La soirée animée par le célèbre chanteur libanais Wael Kfoury a eu lieu le 19 juillet. Et comme pour la plupart des artistes les plus connus de variété arabe, femmes ou hommes, la foule des grands soirs s’est déplacée. Carton plein donc pour Kfoury. Pourtant, à la sortie du théâtre romain de Carthage, et devant le micro brandi, les témoignages sont aussi contradictoires que passionnés. Les uns estiment que le spectacle est décevant, autant par le nombre de chansons, 4 et 2 redites, que par la prestation de l’artiste, qui a préféré laisser le public chanter à sa place. D’autres, les visages illuminés de larges sourires et les yeux brillants, considèrent qu’il était comme à son habitude, formidable, que le tarif du billet, 90 DT gradins et 150 DT chaises, hors marché noir, est largement mérité, et qu’on mettrait le double s’il le fallait.
Cette disparité des avis exprimés, contrairement à ce qu’on pourrait penser, est tout à fait salutaire. Cela signifie que le concert a répondu aux attentes d’une partie du public. Mais encore, que cette divergence des témoignages vient confirmer ce que nous avons toujours défendu; les bienfaits de l’art et de la culture en général. La culture, à travers ses différentes expressions, favorise le développement des capacités intellectuelles, ainsi que le pouvoir individuel, subjectif et libre d’apprécier un produit artistique et de l’exprimer. De mettre en mots une évaluation, un sentiment personnel. Les avis formulés à chaud s’appuient d’abord et surtout sur un ressenti immédiat. Ni le lieu ni le support ne peuvent de toute façon, donner lieu à de longues argumentations.

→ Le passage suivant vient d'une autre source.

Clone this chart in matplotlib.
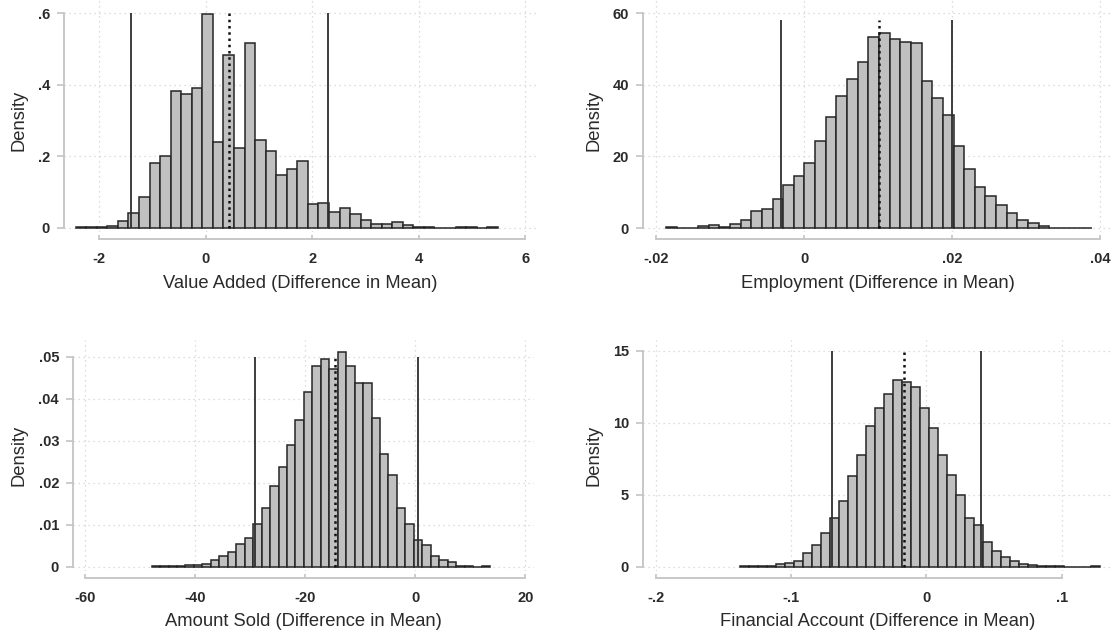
import matplotlib.pyplot as plt
import numpy as np

plt.rcParams['font.family'] = ['Liberation Sans', 'DejaVu Sans']
plt.rcParams['axes.unicode_minus'] = False

# Value Added: histogram of simulated differences in mean
va_start = -2.44
va_width = 0.198
va_density = [0.002, 0.002, 0.003, 0.006, 0.020, 0.041, 0.087, 0.182, 0.202, 0.382,
              0.375, 0.391, 0.599, 0.241, 0.482, 0.224, 0.518, 0.246, 0.216, 0.148,
              0.165, 0.186, 0.067, 0.070, 0.046, 0.056, 0.040, 0.022, 0.012, 0.010,
              0.016, 0.007, 0.003, 0.002, 0.001, 0.001, 0.002, 0.002, 0.0, 0.002]
va_ci = [-1.41, 2.30]
va_mean = 0.43

# Employment
em_start = -0.01862
em_width = 0.001437
em_density = [0.2, 0.1, 0.1, 0.6, 0.7, 0.4, 1.2, 2.2, 4.8, 5.2,
              8.1, 11.9, 14.6, 18.3, 24.2, 30.9, 36.9, 41.7, 46.5, 53.3,
              54.6, 52.8, 51.9, 51.6, 41.2, 36.2, 31.6, 23.0, 16.6, 11.6,
              8.9, 6.3, 4.1, 2.2, 1.5, 0.6, 0.1, 0.1, 0.1, 0.1]
em_ci = [-0.00306, 0.01997]
em_mean = 0.01008

# Amount Sold
as_start = -47.9
as_width = 1.5375
as_density = [0.00016, 0.00008, 0.00016, 0.00008, 0.0004, 0.00048, 0.00056, 0.0016, 0.00246, 0.00341,
              0.00532, 0.0069, 0.01008, 0.01389, 0.01929, 0.02365, 0.02889, 0.03492, 0.04151, 0.04786,
              0.04952, 0.04698, 0.05119, 0.04778, 0.04381, 0.04365, 0.03532, 0.02675, 0.02183, 0.01389,
              0.01024, 0.00627, 0.00516, 0.00254, 0.00159, 0.00103, 0.00024, 0.00016, 0.0, 0.00024]
as_ci = [-29.1, 0.55]
as_mean = -14.56

# Financial Account
fa_start = -0.1378
fa_width = 0.00666
fa_density = [0.05, 0.05, 0.02, 0.02, 0.16, 0.23, 0.37, 0.93, 1.53, 2.31,
              3.38, 4.56, 6.30, 7.75, 9.77, 11.0, 11.99, 12.96, 12.80, 12.50,
              11.0, 9.65, 7.75, 6.37, 5.0, 3.40, 2.89, 1.71, 1.09, 0.69,
              0.42, 0.16, 0.14, 0.05, 0.02, 0.05, 0.0, 0.0, 0.0, 0.07]
fa_ci = [-0.070, 0.040]
fa_mean = -0.017

W, H = 1116, 637
fig = plt.figure(figsize=(W / 100, H / 100), dpi=100)

TEXT = '#2a2a2a'
AXIS = '#c4c4c4'


def panel(box, xlim, ylim, start, width, dens, ci, mean, line_top,
          xticks, xlabels, yticks, ylabels, xlabel, xlab_y, ylab_x, ylab_y):
    x0, y0, x1, y1 = box
    ax = fig.add_axes([x0 / W, 1 - y1 / H, (x1 - x0) / W, (y1 - y0) / H])
    edges = start + width * np.arange(len(dens))
    ax.bar(edges, dens, width=width, align='edge', color='#c0c0c0',
           edgecolor='#262626', linewidth=1.1, zorder=2)

    # confidence bounds (solid) and observed difference (dotted)
    ax.vlines(ci, 0, line_top, color='#2e2e2e', linewidth=1.3, zorder=3)
    ax.vlines(mean, 0, line_top, color='#111111', linewidth=1.8,
              linestyles=(0, (1, 1.5)), zorder=3)

    ax.set_xlim(*xlim)
    ax.set_ylim(*ylim)
    ax.set_xticks(xticks, xlabels)
    ax.set_yticks(yticks, ylabels)
    ax.grid(True, linestyle=(0, (1, 3)), color='#d2d2d2', linewidth=0.9, zorder=0)
    ax.set_axisbelow(True)

    for s in ['top', 'right']:
        ax.spines[s].set_visible(False)
    ax.spines['bottom'].set_position(('outward', 5))
    ax.spines['bottom'].set_bounds(xticks[0], xticks[-1])
    ax.spines['left'].set_bounds(yticks[0], yticks[-1])
    for s in ['bottom', 'left']:
        ax.spines[s].set_color(AXIS)
        ax.spines[s].set_linewidth(1.3)

    ax.tick_params(axis='y', direction='out', length=5, width=1.2, color=AXIS, pad=5,
                   labelsize=10.5, labelcolor=TEXT)
    ax.tick_params(axis='x', direction='in', length=3, width=1.2, color=AXIS, pad=9.5,
                   labelsize=10.5, labelcolor=TEXT)
    for lab in ax.get_xticklabels() + ax.get_yticklabels():
        lab.set_fontweight('bold')

    fig.text((x0 + x1) / 2 / W, 1 - xlab_y / H, xlabel, ha='center', va='center',
             fontsize=13.2, color=TEXT)
    fig.text(ylab_x / W, 1 - ylab_y / H, 'Density', ha='center', va='center',
             rotation=90, fontsize=13.2, color=TEXT)
    return ax


panel((64, 0, 537, 232), (-2.66, 6.216), (-0.0112, 0.637),
      va_start, va_width, va_density, va_ci, va_mean, 0.6,
      [-2, 0, 2, 4, 6], ['-2', '0', '2', '4', '6'],
      [0, 0.2, 0.4, 0.6], ['0', '.2', '.4', '.6'],
      'Value Added (Difference in Mean)', 283, 19, 120)

panel((643, 0, 1112, 232), (-0.02173, 0.04157), (-1.118, 63.73),
      em_start, em_width, em_density, em_ci, em_mean, 58,
      [-0.02, 0, 0.02, 0.04], ['-.02', '0', '.02', '.04'],
      [0, 20, 40, 60], ['0', '20', '40', '60'],
      'Employment (Difference in Mean)', 283, 594, 120)

panel((73, 340, 534, 571), (-62.2, 21.6), (-0.00102, 0.054),
      as_start, as_width, as_density, as_ci, as_mean, 0.05,
      [-60, -40, -20, 0, 20], ['-60', '-40', '-20', '0', '20'],
      [0, 0.01, 0.02, 0.03, 0.04, 0.05], ['0', '.01', '.02', '.03', '.04', '.05'],
      'Amount Sold (Difference in Mean)', 622, 19, 455)

panel((643, 340, 1112, 571), (-0.2098, 0.1373), (-0.30, 15.74),
      fa_start, fa_width, fa_density, fa_ci, fa_mean, 15,
      [-0.2, -0.1, 0, 0.1], ['-.2', '-.1', '0', '.1'],
      [0, 5, 10, 15], ['0', '5', '10', '15'],
      'Financial Account (Difference in Mean)', 622, 594, 455)

fig.savefig('out.png', dpi=100)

Par la suite, un autre exercice d’évaluation objective, cette fois-ci, est nécessaire. Décrire, analyser et évaluer le concert de Kfoury et de l’ensemble de la programmation des festivals, a fortiori, celle du grand festival de Carthage, marqueur à lui seul, de la vie culturelle qui prévaut à l’échelle nationale et dont la notoriété a traversé le temps et les frontières. Il faudra donc voir si réellement l’artiste, avant de monter sur cette scène prestigieuse, a pris soin de préparer son concert avec sa troupe de musiciens et de danseurs, s’il y a lieu, ainsi qu’au regard du contenu et de la réalisation du show. Si ce n’est pas le cas, non seulement, il faudra le lui signaler, mais ne plus l’inviter, en tout cas pas dans l’immédiat. C’est le travail de l’autorité de tutelle, des organisateurs et des journalistes. Leurs critiques doivent s’adosser incontestablement à des analyses froides et argumentées.

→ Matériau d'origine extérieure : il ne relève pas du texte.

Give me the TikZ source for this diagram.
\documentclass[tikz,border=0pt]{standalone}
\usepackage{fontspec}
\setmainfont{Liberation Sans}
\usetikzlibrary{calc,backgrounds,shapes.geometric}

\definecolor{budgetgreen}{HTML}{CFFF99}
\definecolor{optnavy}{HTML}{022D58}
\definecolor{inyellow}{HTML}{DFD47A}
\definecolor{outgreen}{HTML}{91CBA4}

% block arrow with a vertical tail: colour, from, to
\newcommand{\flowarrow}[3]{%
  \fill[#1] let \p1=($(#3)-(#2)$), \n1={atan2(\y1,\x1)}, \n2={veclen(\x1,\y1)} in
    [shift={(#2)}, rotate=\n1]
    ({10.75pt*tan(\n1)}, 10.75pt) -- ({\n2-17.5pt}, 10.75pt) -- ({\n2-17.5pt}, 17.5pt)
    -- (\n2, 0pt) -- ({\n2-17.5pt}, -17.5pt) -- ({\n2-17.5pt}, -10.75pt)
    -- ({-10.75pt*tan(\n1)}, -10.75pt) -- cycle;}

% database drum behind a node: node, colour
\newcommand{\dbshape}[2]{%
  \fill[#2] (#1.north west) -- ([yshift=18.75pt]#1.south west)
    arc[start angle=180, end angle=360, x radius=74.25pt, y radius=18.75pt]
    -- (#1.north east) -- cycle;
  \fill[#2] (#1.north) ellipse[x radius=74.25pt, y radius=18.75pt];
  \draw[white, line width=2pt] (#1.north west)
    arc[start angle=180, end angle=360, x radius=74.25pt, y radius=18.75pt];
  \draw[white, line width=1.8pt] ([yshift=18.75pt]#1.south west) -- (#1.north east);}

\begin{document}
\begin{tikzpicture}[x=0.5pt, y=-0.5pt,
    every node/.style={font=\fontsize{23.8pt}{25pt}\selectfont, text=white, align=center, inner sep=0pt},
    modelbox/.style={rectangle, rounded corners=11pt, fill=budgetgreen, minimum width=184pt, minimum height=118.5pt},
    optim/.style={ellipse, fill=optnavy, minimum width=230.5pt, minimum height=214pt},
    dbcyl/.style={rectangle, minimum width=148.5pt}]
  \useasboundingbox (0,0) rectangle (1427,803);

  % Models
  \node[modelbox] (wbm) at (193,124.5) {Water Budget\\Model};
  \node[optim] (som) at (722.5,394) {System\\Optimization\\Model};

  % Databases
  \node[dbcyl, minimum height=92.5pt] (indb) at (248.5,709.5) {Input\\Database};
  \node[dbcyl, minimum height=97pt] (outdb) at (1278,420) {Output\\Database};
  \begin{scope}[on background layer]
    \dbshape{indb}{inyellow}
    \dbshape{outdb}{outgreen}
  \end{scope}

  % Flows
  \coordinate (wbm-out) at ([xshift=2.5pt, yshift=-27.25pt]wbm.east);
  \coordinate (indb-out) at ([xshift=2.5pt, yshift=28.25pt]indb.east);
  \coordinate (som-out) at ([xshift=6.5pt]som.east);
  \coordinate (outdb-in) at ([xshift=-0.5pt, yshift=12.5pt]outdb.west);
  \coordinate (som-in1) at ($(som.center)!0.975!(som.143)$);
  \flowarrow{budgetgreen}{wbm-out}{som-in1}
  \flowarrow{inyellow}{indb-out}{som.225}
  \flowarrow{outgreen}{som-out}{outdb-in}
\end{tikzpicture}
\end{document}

A l’autre extrémité, surgissent les avis impulsifs et négatifs par principe. Leurs auteurs ? Ceux contre le régime en place, dénigrant tout au passage, quel que soit le secteur d’activité. Selon eux, tout ce qui se fait maintenant est mauvais, n’est pas digne d’intérêt. En second lieu, viennent ceux qui sont privés de divertissement, faute de moyens, ou pour être géographiquement situés dans des zones reculées ou rurales. Là, c’est à l’Etat, idéalement, avec le concours du privé, d’étendre les pratiques culturelles à chaque recoin de la Tunisie et à des tarifs abordables. Les déserts culturels sont aussi dangereux que les déserts scolaires et les déserts médicaux.

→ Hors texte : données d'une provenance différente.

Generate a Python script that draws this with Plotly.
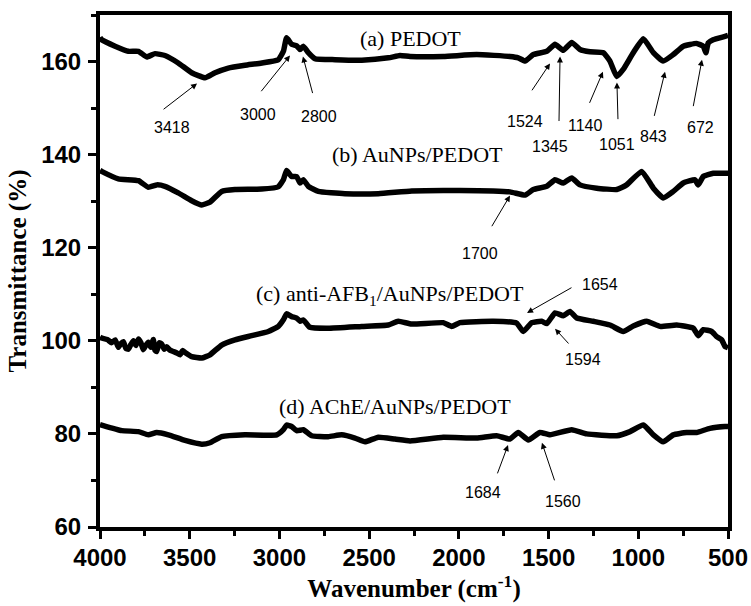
import plotly.graph_objects as go

# ---- data ----
wn_a = [4000, 3991, 3916, 3842, 3786, 3740, 3693, 3638, 3564, 3489, 3415, 3359, 3285, 3192, 3099, 3006,
        2978, 2960, 2932, 2904, 2885, 2867, 2839, 2802, 2690, 2541, 2393, 2328, 2272, 2087, 1901, 1715,
        1669, 1631, 1585, 1510, 1464, 1418, 1371, 1325, 1269, 1195, 1158, 1120, 1084, 1028, 972, 916,
        861, 805, 749, 675, 638, 623, 610, 583, 517, 500]
t_a = [165.2, 164.7, 163.3, 162.2, 162.2, 161.0, 161.7, 161.3, 159.7, 157.6, 156.5, 157.6, 158.6, 159.2, 159.7, 160.4,
       162.2, 165.1, 163.7, 163.4, 162.6, 163.3, 161.9, 160.6, 160.4, 160.3, 160.8, 161.3, 161.1, 161.1, 161.5, 161.1,
       160.8, 160.1, 161.5, 162.2, 163.7, 162.4, 164.1, 162.6, 162.1, 161.9, 160.1, 156.8, 158.3, 161.9, 164.9, 161.9,
       160.1, 161.5, 163.3, 163.9, 163.3, 161.9, 164.0, 164.7, 165.4, 165.6]

wn_b = [4000, 3991, 3898, 3786, 3731, 3684, 3638, 3564, 3489, 3433, 3387, 3322, 3248, 3099, 3006, 2978,
        2960, 2932, 2904, 2885, 2867, 2839, 2783, 2635, 2449, 2263, 1994, 1715, 1631, 1585, 1510, 1464,
        1418, 1371, 1325, 1232, 1120, 1065, 981, 916, 861, 805, 749, 684, 666, 638, 582, 517, 500]
t_b = [136.6, 136.4, 134.8, 134.4, 133.0, 133.5, 133.2, 131.8, 130.1, 129.2, 129.8, 132.1, 132.5, 132.6, 133.1, 134.6,
       136.6, 135.3, 135.3, 133.9, 134.6, 133.2, 132.1, 131.6, 131.6, 132.2, 132.3, 132.0, 131.3, 132.5, 133.2, 134.6,
       133.9, 135.0, 133.5, 132.8, 132.5, 133.5, 136.4, 132.8, 130.7, 132.1, 133.9, 134.6, 133.5, 135.3, 136.0, 136.0, 136.0]

wn_c = [4000, 3991, 3960, 3935, 3915, 3898, 3884, 3870, 3856, 3842, 3828, 3814, 3800, 3786, 3772, 3759,
        3745, 3731, 3717, 3703, 3694, 3684, 3670, 3656, 3642, 3628, 3610, 3591, 3572, 3554, 3540,
        3526, 3489, 3433, 3387, 3322, 3248, 3155, 3062, 3006, 2978, 2960, 2932, 2904, 2885, 2867, 2830,
        2728, 2541, 2393, 2338, 2263, 2087, 2040, 1994, 1808, 1678, 1641, 1594, 1538, 1510, 1464, 1418,
        1381, 1343, 1251, 1158, 1084, 1028, 953, 879, 786, 693, 666, 638, 591, 563, 535, 517, 500]
t_c = [100.8, 100.6, 100.3, 99.6, 100.2, 98.6, 99.4, 99.8, 98.4, 98.2, 99.2, 100.0, 99.0, 100.4, 99.6, 98.1,
       99.0, 99.7, 98.6, 100.3, 98.0, 97.7, 99.6, 99.3, 98.2, 98.7, 98.0, 97.7, 97.4, 97.0, 97.9,
       97.5, 96.6, 96.3, 97.0, 99.1, 100.2, 101.1, 102.0, 103.1, 104.5, 105.8, 105.2, 104.9, 104.2, 104.5, 102.9,
       102.7, 103.1, 103.4, 104.2, 103.6, 103.9, 103.1, 103.9, 104.2, 103.8, 102.0, 103.9, 104.2, 103.7, 106.0, 105.4,
       106.3, 104.9, 104.2, 103.4, 102.0, 103.2, 104.2, 103.1, 103.4, 102.7, 101.1, 102.4, 102.0, 100.9, 100.2, 98.8, 98.5]

wn_d = [4000, 3991, 3879, 3786, 3731, 3684, 3619, 3526, 3433, 3387, 3322, 3192, 3015, 2978, 2960, 2932,
        2904, 2867, 2820, 2728, 2653, 2579, 2523, 2449, 2356, 2272, 2087, 1901, 1789, 1715, 1669, 1613,
        1548, 1492, 1371, 1288, 1120, 1046, 972, 916, 861, 805, 731, 675, 601, 517, 500]
t_d = [82.0, 81.9, 80.7, 80.5, 79.8, 80.3, 79.8, 78.6, 77.8, 78.1, 79.4, 79.8, 79.8, 80.9, 81.9, 81.6,
       80.7, 80.9, 79.6, 79.4, 79.8, 79.1, 78.3, 79.3, 78.9, 78.5, 79.3, 79.1, 79.6, 78.9, 80.3, 78.7,
       80.3, 79.8, 80.9, 80.0, 79.6, 80.5, 81.9, 79.8, 78.3, 79.8, 80.3, 80.3, 81.2, 81.6, 81.6]

series_labels = ["(a) PEDOT", "(b) AuNPs/PEDOT", "(c) anti-AFB<sub>1</sub>/AuNPs/PEDOT", "(d) AChE/AuNPs/PEDOT"]
series_label_pos = [(2272, 165.0), (2228, 140.0), (2384, 109.8), (2356, 85.8)]

# peak labels: text, label position, arrow tail, arrow head
peak_text = ["3418", "3000", "2800", "1524", "1345", "1140", "1051", "843", "672",
             "1700", "1654", "1594", "1684", "1560"]
peak_label = [(3599, 145.8), (3119, 148.6), (2780, 148.2), (1631, 147.1), (1492, 141.7), (1297, 146.2),
              (1119, 142.1), (918, 143.9), (651, 145.8), (1882, 118.7), (1214, 112.0), (1308, 95.9),
              (1866, 67.5), (1420, 65.4)]
peak_tail = [(3654, 149.5), (3108, 153.3), (2813, 152.9), (1598, 153.5), (1442, 146.9), (1275, 150.8),
             (1113, 147.3), (913, 148.0), (695, 150.1), (1821, 124.3), (1364, 111.6), (1381, 99.1),
             (1788, 71.2), (1464, 69.7)]
peak_head = [(3459, 155.3), (2941, 161.3), (2869, 161.1), (1492, 159.6), (1436, 161.1), (1197, 157.8),
             (1119, 155.5), (851, 157.8), (645, 160.4), (1715, 131.2), (1620, 106.0), (1464, 102.6),
             (1726, 77.6), (1537, 78.1)]

x_ticks = [4000, 3500, 3000, 2500, 2000, 1500, 1000, 500]
y_ticks = [60, 80, 100, 120, 140, 160]

SERIF = "Liberation Serif, Times New Roman, serif"
SANS = "Liberation Sans, Arial, sans-serif"

fig = go.Figure()
for wx, ty in [(wn_a, t_a), (wn_b, t_b), (wn_c, t_c), (wn_d, t_d)]:
    fig.add_trace(go.Scatter(x=wx, y=ty, mode="lines",
                             line=dict(color="black", width=5.5, shape="spline", smoothing=0.4),
                             showlegend=False, hoverinfo="skip"))

annotations = []
for txt, (lx, ly) in zip(series_labels, series_label_pos):
    annotations.append(dict(x=lx, y=ly, xref="x", yref="y", text=txt, showarrow=False,
                            font=dict(family=SERIF, size=22, color="black")))
for txt, (lx, ly), (tx, ty), (hx, hy) in zip(peak_text, peak_label, peak_tail, peak_head):
    annotations.append(dict(x=lx, y=ly, xref="x", yref="y", text=txt, showarrow=False,
                            font=dict(family=SANS, size=16, color="black")))
    annotations.append(dict(x=hx, y=hy, ax=tx, ay=ty, xref="x", yref="y", axref="x", ayref="y",
                            text="", showarrow=True, arrowhead=2, arrowsize=1.2, arrowwidth=1,
                            arrowcolor="black"))

axis_font = dict(family=SANS, size=24, color="black", weight="bold")
title_font = dict(family=SERIF, size=25, color="black", weight="bold")
fig.update_layout(
    width=751, height=606,
    margin=dict(l=100, r=23, t=15, b=79),
    plot_bgcolor="white", paper_bgcolor="white",
    annotations=annotations,
    xaxis=dict(range=[4000, 500], tickvals=x_ticks, ticktext=[str(v) for v in x_ticks],
               automargin=False,
               showgrid=False, zeroline=False, showline=True, linecolor="black", linewidth=4,
               mirror=True, ticks="outside", ticklen=8, tickwidth=3, tickcolor="black",
               tickfont=axis_font, ticklabelstandoff=-2,
               minor=dict(dtick=250, tick0=500, ticks="outside", ticklen=5, tickwidth=3, tickcolor="black", showgrid=False),
               title=dict(text="Wavenumber (cm<sup>-1</sup>)", standoff=6, font=title_font)),
    yaxis=dict(range=[60, 170], tickvals=y_ticks, ticktext=[str(v) for v in y_ticks],
               automargin=False,
               showgrid=False, zeroline=False, showline=True, linecolor="black", linewidth=4,
               mirror=True, ticks="outside", ticklen=8, tickwidth=3, tickcolor="black",
               tickfont=axis_font, ticklabelstandoff=2,
               minor=dict(dtick=10, tick0=60, ticks="outside", ticklen=5, tickwidth=3, tickcolor="black", showgrid=False),
               title=dict(text="Transmittance (%)", standoff=8, font=title_font)),
)

fig.write_html("out.html")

Enfin, il y a les autres. Ceux qui se sont érigés en police des mœurs. Ils croient, en s’appuyant sur des jugements pseudo-moraux, avoir le droit d’insulter, dans un langage ordurier, le public, particulièrement les femmes, mais également les artistes et les organisateurs. Tout le monde en prend pour son grade. Confinés dans la routine et les préjugés, ils s’estiment dans leur bon droit d’injurier grossièrement les autres. Alors ceux-là, il faudra s’en soucier comme de l’an quarante.